• [TASK TO CARRY OUT] Copy every line of the records below that holds the word "with".

• [TASK DATA]
####################

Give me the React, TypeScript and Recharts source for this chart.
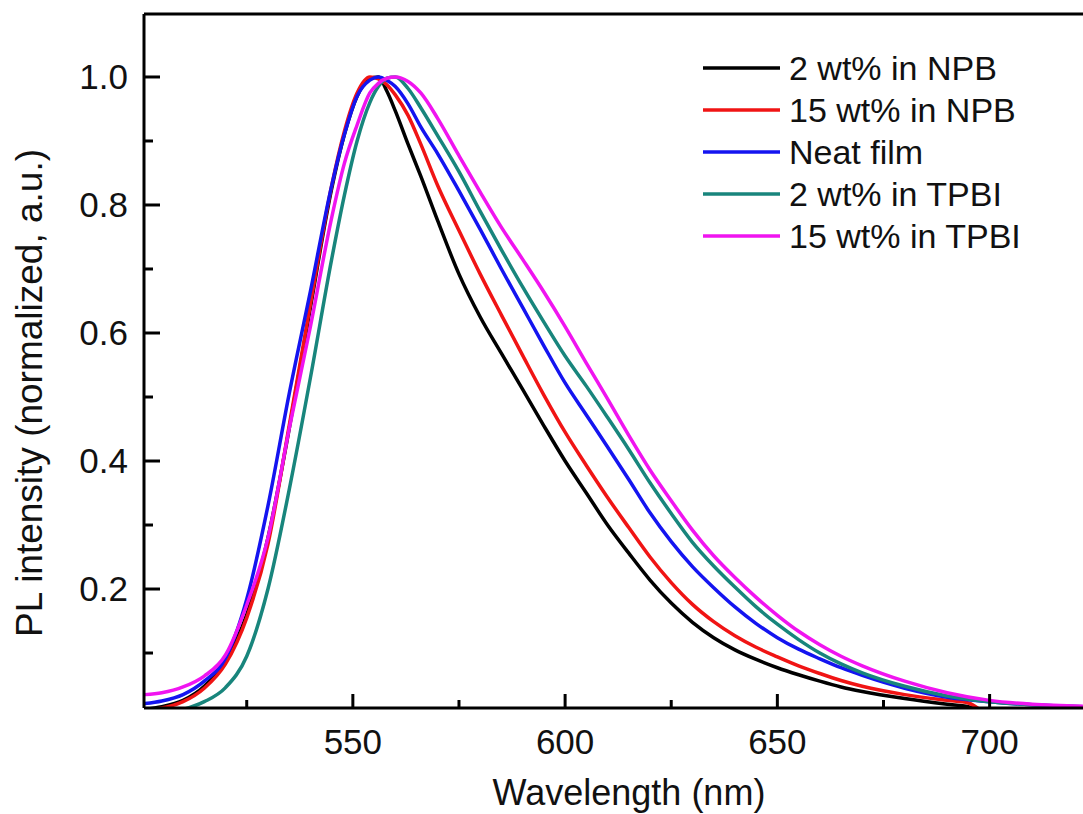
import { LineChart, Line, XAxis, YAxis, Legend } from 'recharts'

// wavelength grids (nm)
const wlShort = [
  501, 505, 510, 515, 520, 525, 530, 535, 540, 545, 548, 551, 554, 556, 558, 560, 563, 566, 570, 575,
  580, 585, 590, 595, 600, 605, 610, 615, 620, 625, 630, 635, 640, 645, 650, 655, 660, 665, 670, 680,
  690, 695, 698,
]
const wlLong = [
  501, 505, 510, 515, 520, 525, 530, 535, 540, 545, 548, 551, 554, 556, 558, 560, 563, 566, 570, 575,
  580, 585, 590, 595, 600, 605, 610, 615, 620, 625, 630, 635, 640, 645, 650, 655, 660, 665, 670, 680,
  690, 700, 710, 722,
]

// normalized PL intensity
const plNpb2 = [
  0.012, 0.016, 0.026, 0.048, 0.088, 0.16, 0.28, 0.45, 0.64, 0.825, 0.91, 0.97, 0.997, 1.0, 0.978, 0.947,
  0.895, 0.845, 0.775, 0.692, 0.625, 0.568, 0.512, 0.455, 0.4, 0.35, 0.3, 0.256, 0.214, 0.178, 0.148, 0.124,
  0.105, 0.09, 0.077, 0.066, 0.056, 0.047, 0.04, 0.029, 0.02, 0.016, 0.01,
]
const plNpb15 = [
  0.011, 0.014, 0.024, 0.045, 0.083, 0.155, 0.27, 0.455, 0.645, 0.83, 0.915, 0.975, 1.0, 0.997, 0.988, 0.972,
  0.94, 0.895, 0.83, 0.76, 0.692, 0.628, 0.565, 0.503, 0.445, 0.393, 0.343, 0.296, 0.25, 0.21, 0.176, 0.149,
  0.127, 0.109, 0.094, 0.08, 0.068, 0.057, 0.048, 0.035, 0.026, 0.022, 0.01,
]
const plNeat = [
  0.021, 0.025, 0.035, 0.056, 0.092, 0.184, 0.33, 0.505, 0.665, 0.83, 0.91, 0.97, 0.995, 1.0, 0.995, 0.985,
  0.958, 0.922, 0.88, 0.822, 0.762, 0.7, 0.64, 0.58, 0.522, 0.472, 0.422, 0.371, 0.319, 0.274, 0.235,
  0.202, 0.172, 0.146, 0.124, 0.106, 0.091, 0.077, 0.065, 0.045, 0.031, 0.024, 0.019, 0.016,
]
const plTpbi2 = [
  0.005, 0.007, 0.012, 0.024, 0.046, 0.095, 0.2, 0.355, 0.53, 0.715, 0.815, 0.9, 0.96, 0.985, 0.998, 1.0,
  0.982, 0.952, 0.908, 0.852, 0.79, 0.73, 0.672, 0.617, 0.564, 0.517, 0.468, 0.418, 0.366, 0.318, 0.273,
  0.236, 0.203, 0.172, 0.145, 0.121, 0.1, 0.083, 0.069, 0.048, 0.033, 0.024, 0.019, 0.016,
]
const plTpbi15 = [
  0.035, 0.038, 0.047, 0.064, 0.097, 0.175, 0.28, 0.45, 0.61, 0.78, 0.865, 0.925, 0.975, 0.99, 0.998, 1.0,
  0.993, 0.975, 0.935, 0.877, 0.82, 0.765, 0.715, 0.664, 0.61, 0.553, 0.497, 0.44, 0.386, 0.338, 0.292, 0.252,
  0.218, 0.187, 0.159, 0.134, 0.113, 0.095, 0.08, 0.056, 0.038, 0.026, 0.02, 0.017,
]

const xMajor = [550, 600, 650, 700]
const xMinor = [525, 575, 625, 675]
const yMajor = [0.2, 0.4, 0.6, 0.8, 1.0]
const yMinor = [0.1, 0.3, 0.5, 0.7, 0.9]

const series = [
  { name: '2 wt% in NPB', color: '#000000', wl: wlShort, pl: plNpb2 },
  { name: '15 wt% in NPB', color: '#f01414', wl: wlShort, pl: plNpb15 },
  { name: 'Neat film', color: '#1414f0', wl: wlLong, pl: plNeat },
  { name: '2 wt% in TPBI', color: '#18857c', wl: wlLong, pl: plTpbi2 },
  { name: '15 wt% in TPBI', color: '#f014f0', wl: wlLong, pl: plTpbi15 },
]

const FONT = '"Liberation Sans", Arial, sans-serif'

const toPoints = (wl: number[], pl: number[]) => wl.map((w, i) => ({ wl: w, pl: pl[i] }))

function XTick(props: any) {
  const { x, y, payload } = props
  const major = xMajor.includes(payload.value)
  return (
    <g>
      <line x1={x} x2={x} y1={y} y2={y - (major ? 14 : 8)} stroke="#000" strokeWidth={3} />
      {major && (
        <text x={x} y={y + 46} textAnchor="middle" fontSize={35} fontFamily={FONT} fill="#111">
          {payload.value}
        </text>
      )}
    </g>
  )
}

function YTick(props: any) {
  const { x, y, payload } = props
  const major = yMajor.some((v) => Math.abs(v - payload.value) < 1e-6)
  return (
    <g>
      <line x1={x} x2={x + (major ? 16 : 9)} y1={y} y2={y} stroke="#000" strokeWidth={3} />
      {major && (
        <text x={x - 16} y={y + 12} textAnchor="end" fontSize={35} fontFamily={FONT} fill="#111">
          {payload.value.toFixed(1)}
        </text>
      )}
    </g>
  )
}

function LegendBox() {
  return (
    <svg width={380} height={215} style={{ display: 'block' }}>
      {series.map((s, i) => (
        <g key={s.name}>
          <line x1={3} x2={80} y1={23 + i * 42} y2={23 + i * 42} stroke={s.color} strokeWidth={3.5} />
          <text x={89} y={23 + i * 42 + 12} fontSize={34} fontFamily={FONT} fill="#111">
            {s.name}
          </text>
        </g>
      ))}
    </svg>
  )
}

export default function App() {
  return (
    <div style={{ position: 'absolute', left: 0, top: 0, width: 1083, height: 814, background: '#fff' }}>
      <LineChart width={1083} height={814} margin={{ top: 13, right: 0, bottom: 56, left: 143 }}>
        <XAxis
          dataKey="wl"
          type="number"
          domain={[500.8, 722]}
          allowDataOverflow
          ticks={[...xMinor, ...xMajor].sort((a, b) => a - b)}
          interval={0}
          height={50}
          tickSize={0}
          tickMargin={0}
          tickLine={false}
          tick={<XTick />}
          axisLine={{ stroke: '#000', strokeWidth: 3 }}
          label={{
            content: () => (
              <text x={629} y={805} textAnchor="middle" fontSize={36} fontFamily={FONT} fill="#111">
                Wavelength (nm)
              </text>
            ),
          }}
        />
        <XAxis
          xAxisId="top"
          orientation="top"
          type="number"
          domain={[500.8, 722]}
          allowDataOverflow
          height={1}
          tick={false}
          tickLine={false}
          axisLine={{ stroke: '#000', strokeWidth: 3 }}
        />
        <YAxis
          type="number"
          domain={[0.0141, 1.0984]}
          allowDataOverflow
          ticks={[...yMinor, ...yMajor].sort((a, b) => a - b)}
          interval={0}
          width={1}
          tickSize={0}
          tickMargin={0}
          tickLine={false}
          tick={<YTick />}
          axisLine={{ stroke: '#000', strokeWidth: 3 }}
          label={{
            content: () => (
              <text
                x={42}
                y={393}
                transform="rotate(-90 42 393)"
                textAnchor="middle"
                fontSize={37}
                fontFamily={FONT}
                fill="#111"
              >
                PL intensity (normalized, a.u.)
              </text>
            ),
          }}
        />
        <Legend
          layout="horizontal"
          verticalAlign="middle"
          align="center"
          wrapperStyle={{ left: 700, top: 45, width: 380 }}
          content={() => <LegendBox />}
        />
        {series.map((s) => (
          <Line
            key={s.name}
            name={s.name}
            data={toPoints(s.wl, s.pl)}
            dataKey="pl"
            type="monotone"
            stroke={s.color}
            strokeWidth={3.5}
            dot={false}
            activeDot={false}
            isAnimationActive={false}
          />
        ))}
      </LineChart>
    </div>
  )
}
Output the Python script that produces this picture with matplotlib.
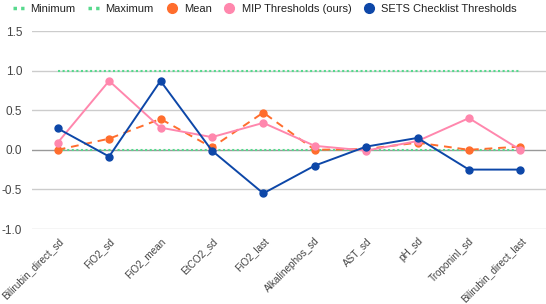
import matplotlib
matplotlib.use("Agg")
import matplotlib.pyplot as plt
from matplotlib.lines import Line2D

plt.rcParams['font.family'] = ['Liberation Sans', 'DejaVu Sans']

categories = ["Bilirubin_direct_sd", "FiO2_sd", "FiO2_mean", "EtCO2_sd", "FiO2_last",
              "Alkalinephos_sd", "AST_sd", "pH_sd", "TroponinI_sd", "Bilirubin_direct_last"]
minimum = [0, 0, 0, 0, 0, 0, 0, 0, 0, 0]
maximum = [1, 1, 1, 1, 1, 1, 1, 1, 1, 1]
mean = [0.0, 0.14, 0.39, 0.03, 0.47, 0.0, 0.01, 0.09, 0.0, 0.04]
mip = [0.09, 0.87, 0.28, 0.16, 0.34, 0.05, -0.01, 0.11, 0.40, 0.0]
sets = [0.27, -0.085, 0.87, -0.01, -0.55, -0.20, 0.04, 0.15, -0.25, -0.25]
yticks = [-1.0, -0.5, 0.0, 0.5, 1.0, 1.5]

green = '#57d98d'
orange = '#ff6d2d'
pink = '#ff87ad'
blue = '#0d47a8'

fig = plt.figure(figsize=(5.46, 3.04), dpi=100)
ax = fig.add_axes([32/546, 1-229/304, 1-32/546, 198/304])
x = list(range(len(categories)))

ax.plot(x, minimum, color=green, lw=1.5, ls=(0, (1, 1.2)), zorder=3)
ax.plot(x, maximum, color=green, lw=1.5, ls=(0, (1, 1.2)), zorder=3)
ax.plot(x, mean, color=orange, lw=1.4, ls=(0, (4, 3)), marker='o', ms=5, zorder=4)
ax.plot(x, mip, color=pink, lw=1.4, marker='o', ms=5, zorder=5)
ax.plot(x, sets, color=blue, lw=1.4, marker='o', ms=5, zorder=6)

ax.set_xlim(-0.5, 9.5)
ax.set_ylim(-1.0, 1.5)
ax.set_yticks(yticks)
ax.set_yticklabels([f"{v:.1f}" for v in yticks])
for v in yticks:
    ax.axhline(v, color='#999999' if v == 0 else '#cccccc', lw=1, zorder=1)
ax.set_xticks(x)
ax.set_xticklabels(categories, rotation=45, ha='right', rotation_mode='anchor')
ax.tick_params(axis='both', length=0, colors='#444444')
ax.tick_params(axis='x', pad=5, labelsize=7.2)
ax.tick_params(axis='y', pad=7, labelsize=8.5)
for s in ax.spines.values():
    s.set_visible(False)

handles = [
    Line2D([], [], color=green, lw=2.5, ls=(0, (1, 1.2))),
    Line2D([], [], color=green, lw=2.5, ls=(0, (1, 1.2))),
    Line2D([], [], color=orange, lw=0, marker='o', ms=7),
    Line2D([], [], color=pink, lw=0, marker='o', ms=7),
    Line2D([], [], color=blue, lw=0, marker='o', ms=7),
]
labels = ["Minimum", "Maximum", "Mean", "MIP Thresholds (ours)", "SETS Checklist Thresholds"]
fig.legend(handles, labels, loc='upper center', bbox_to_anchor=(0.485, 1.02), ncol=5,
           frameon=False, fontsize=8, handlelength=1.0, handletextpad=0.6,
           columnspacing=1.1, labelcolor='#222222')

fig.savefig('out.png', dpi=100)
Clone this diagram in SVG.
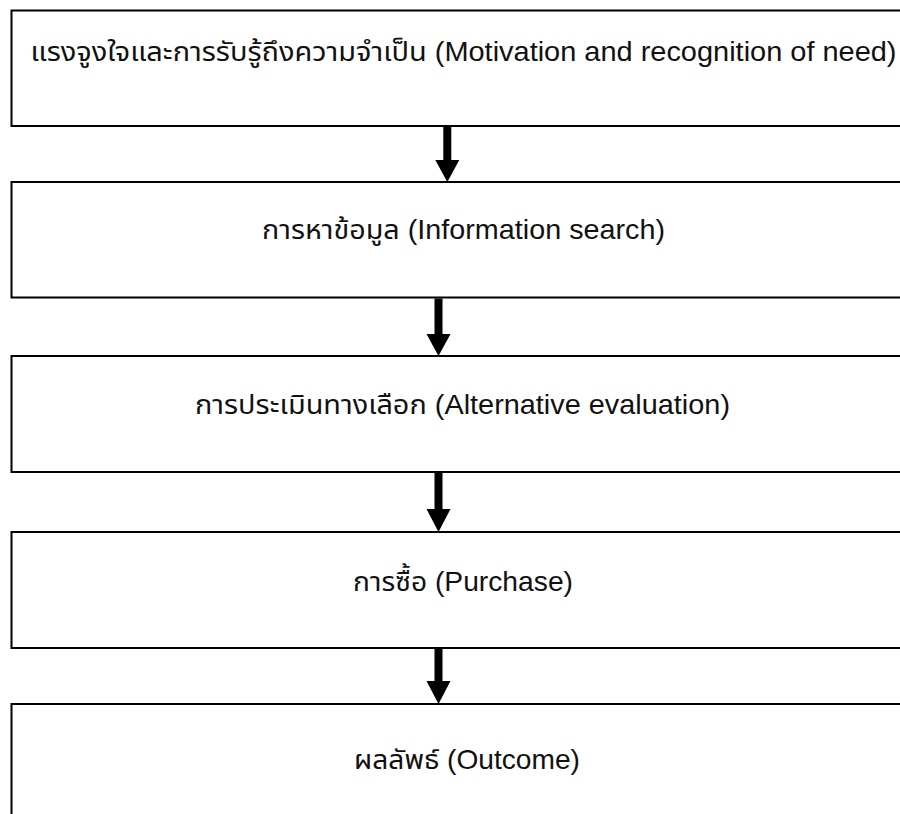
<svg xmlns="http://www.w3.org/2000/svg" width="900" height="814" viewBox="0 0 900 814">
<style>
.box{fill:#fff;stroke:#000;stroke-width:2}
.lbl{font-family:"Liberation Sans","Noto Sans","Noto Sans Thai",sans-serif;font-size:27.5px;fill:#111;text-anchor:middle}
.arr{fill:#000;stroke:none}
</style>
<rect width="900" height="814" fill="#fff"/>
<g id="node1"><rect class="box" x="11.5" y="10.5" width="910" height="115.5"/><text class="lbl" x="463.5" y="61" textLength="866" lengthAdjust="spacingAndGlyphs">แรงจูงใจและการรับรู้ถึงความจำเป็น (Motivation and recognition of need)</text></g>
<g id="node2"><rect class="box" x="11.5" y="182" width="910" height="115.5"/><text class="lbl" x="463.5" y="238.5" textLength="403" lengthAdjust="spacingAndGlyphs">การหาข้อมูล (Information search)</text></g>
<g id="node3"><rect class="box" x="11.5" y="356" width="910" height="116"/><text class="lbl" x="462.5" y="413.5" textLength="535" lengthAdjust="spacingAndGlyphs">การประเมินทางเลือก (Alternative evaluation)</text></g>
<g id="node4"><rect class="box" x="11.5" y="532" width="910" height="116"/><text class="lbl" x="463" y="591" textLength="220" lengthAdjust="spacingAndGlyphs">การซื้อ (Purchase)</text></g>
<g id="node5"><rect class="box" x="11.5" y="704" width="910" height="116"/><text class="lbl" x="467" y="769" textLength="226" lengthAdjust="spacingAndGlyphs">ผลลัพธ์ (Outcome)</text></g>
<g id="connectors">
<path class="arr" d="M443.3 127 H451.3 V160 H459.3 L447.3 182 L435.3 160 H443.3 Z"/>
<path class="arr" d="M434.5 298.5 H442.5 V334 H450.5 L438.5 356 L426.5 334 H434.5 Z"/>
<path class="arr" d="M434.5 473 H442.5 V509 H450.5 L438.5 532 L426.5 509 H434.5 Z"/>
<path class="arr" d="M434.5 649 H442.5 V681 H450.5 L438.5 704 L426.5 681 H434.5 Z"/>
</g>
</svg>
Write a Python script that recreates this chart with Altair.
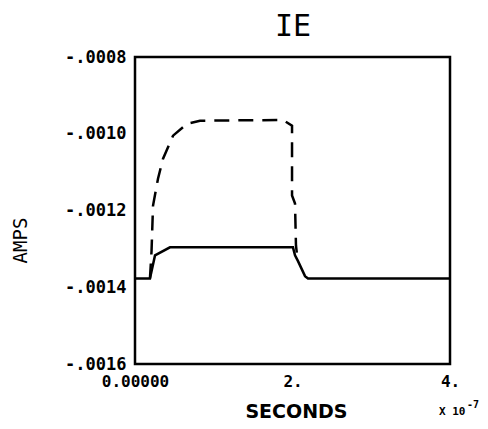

####################

• [ANSWER TO THIS EXERCISE]
Output the Python script that produces this picture with matplotlib.
Write a Python script that recreates this chart with Altair.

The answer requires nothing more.